With inflation likely to cool and growth strong, shallow rate cuts likely in the second half of FY25

RBI MPC expects India's GDP to grow at 7 per cent in the current financial year

Reserve Bank of India Governor Shaktikanta Das

Two years ago the elephant in the room was inflation. The elephant has now gone out for a walk and appears to be returning to the forest. This statement from RBI Governor Shaktikanta Das sends a signal that the central bank's biggest pain point may be healing. With GDP growth remaining robust, there is now policy space to remain focused on reining in inflation closer to its 4 per cent target.

"We would like the elephant to return to the forest and remain there on a durable basis," said Das.

In other words, it is essential, in the best interest of the economy, that CPI inflation continues to moderate and align, and till then the task remains unfinished, he stressed.

The inflation targeting framework has set an inflation target for RBI of 4 per cent, within a tolerance band of plus or minus 2 per cent, while also keeping in mind the growth objective.

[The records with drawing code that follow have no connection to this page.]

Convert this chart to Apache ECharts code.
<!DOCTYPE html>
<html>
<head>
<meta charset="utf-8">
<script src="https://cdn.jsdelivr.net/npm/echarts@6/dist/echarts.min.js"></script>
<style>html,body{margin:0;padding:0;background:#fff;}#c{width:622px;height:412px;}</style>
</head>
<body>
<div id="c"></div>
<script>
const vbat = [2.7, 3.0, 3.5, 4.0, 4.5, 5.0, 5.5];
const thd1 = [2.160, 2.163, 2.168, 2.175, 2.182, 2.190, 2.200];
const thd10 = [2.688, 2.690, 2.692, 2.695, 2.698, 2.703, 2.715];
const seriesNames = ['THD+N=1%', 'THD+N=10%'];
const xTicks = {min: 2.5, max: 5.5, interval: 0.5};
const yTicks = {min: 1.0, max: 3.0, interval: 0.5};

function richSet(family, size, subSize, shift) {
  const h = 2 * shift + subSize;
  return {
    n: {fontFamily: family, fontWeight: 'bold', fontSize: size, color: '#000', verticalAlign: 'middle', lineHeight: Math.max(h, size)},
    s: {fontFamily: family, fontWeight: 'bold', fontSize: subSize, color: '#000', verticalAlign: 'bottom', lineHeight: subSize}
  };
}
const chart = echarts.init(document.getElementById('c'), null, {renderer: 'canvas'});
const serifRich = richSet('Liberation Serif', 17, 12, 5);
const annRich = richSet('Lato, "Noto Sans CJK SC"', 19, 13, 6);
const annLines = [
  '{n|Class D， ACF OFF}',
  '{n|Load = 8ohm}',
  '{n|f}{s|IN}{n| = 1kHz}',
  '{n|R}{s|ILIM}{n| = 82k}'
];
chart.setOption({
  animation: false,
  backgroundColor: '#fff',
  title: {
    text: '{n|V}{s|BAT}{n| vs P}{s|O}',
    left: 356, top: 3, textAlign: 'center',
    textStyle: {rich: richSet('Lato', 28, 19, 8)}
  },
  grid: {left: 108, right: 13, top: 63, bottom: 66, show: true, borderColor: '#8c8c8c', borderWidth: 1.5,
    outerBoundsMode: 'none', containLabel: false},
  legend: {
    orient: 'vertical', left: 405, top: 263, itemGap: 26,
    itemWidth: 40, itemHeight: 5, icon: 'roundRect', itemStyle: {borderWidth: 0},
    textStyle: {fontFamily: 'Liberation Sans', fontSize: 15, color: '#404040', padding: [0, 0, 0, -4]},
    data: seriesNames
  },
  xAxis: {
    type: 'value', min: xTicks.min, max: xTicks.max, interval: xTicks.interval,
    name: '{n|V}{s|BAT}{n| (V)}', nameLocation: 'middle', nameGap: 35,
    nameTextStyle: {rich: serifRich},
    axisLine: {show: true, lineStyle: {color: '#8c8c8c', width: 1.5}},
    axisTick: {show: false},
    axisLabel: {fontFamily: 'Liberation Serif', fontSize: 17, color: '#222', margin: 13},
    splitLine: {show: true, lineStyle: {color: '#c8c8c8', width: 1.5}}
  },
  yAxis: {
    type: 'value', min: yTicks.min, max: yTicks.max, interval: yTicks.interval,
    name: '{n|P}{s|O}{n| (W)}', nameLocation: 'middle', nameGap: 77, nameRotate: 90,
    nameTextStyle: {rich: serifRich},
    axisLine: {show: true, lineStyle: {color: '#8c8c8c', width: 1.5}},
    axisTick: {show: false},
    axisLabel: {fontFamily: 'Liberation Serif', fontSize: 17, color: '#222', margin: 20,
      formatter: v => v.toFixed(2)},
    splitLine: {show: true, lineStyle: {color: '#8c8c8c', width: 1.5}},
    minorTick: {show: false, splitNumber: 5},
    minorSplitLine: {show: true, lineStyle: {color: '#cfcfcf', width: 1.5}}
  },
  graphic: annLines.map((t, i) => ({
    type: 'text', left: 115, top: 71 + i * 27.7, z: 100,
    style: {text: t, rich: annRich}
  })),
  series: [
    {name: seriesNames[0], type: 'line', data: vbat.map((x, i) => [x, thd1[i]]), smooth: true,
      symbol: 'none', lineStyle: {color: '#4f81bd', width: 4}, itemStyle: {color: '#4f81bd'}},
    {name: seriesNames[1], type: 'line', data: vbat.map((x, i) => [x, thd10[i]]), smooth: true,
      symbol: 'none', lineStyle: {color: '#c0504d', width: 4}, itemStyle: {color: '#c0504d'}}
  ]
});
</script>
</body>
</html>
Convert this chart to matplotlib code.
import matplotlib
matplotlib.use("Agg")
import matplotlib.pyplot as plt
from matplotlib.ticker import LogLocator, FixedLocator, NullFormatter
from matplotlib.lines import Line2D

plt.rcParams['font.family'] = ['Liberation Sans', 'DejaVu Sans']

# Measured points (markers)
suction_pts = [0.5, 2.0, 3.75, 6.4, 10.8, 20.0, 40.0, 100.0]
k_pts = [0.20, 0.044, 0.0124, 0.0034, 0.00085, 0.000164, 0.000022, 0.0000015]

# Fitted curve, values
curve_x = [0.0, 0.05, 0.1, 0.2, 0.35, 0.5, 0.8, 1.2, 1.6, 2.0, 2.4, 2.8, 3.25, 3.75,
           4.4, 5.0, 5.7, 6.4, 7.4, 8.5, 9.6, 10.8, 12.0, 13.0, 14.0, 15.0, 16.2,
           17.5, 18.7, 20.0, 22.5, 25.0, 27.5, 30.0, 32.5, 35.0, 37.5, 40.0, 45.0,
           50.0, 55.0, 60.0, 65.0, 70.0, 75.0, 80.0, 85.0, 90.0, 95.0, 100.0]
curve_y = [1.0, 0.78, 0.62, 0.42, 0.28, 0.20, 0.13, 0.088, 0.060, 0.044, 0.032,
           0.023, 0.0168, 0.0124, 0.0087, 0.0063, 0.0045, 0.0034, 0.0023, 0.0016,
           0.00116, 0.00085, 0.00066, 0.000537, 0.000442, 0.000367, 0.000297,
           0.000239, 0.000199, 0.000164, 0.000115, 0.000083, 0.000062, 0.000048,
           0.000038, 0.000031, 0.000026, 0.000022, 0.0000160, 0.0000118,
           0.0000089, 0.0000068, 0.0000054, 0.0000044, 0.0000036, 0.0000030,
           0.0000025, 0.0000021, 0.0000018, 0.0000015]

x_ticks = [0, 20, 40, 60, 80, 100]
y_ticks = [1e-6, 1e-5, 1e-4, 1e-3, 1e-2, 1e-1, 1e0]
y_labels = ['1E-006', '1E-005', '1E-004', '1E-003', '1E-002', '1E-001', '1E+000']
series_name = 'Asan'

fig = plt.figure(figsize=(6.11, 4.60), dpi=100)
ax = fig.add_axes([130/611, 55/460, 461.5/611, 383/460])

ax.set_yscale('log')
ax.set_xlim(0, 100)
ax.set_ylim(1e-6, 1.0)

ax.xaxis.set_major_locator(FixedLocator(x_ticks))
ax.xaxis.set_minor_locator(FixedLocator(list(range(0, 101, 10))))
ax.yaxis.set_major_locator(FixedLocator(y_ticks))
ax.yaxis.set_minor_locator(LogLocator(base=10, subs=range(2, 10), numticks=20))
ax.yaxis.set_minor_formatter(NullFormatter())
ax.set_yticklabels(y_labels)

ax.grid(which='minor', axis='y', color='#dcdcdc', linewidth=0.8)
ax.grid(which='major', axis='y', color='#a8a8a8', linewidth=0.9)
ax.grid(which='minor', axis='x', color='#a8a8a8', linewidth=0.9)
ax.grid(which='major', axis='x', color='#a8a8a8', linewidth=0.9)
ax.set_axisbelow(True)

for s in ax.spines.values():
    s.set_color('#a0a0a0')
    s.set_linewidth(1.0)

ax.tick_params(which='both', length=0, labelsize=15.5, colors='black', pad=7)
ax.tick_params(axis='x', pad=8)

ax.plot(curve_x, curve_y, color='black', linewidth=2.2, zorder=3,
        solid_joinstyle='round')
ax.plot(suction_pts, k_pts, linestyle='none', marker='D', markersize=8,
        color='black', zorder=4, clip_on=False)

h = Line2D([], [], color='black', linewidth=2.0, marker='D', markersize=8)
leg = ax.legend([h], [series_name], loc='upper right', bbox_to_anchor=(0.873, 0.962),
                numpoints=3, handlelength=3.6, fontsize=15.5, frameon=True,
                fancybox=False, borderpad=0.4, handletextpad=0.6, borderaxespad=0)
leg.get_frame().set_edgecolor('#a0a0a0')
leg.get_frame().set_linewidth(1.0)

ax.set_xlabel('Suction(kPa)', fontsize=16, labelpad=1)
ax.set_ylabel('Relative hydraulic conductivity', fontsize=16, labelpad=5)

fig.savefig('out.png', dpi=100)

The RBI MPC expects India's GDP to grow at 7 per cent in the current financial year ending March 2025. Industrial activity, led by manufacturing, has continued its momentum. Rural demand has been slow for some time now. The MPC noted that rural demand too is catching up and should support economic growth this year. Exports registered double-digit expansion in February. So, on the growth front, there don't seem to be any speed bumps as of now.

On the inflation front, the MPC sees the consumer price index averaging 4.5 per cent in the current financial year. It is expected to average at 4.9 per cent in the April-June quarter, decline to 3.8 per cent in July-September, but then rise to 4.6 per cent and 4.5 per cent in the third and fourth quarters of the year.

But, the inflation forecast considers a normal monsoon season this year. How it actually pans out will have to be watched closely. A lower-than-expected monsoon in 2023, and lower reservoir levels led to volatile food prices. Even as core inflation has come down, food inflation still remains well above comfort levels; it rose to 8.66 per cent in February.

Uncertain or harsh weather conditions could well play a spoilsport over the next few months. The India Meteorological Department has already warned that most parts of the country will see above-normal temperature from April to June this year. For now, the expectation is that monsoon is likely to be good this year, with El Nino conditions set to weaken.

"Frequent and overlapping adverse climate shocks pose key upside risks to the outlook on international and domestic food prices," warned Das.

There is another factor to watch out for. Globally, US Federal Reserve and other major central banks are expected to start cutting interest rates this year. But, in recent weeks, hopes of rate cut as early as June have receded, especially after US consumer inflation unexpectedly rose in February.

In recent days, crude oil prices have spiked again, amid continued geo-political tensions in West Asia. There are risks if things blow up here.

"The continuation of geo-political rifts and supply side risks of the same on commodity prices requires monitoring," said Rajani Sinha, chief economist at CareEdge Ratings.

Most experts back home are penciling in the RBI to cut repo rate from the current 6.50 per cent in the second half of the financial year. Also, the rate cuts aren't likely to be too many, at best 50-100 bps, they feel.

"Given the recent global resilience in economic activity, there has been a tendency to keep monetary policy tight to take on the last mile challenge on inflation by global central banks. The RBI seems to be moving in lock step with that," noted Abheek Barua, chief economist and executive vice-president at HDFC Bank, who feels chances of a rate cut have been pushed into the second half of 2024-25.

As inflation moderates and the Fed starts cutting rates, Sinha expects the RBI going for a "shallow" rate cut of around 50 basis points in two tranches starting from the October-December 2024 quarter.

"Space for rate cut likely has opened up though RBI seems in no hurry to cut rates presently but use its pole position to align inflation structurally to its long term target of 4 per cent. As such, markets may find confidence in projecting rate cuts in later part of the year and interest rates may remain stable with a downward bias," said Mahendra Kumar Jajoo, CIO - Fixed Income, Mirae Asset Investment Managers (India).

Indranil Pan, chief economist at Yes Bank also feels RBI's rate cut cycle will be shallow.

"With an unchanged inflation projection for FY25 at 4.5 per cent, with growth conditions improving and with US Fed also pushing out its rate cut cycle, we think that the RBI might only be in a position to cut rates either in the August policy or even later," said Pan.

Sunil Kumar Sinha, senior director and principal economist at India Ratings and Research, and Paras Jasrai, senior analyst, say RBI's guidance on inflation and its trajectory through this year suggests it will remain cautious and watchful and is unlikely to change the rate or stance anytime soon.

"The macro environment provides the headroom for RBI to stay put on both policy rate and stance in the near term and look at policy rate easing only during the second half of FY25 in the range of 50-75 bps," they said.

Suman Chowdhury, chief economist and head of research at Acuite Ratings and Research, also feels that given the tone of the MPC statement and the expectation of strong domestic growth, there is "low likelihood" of any rate cut by RBI before October this year.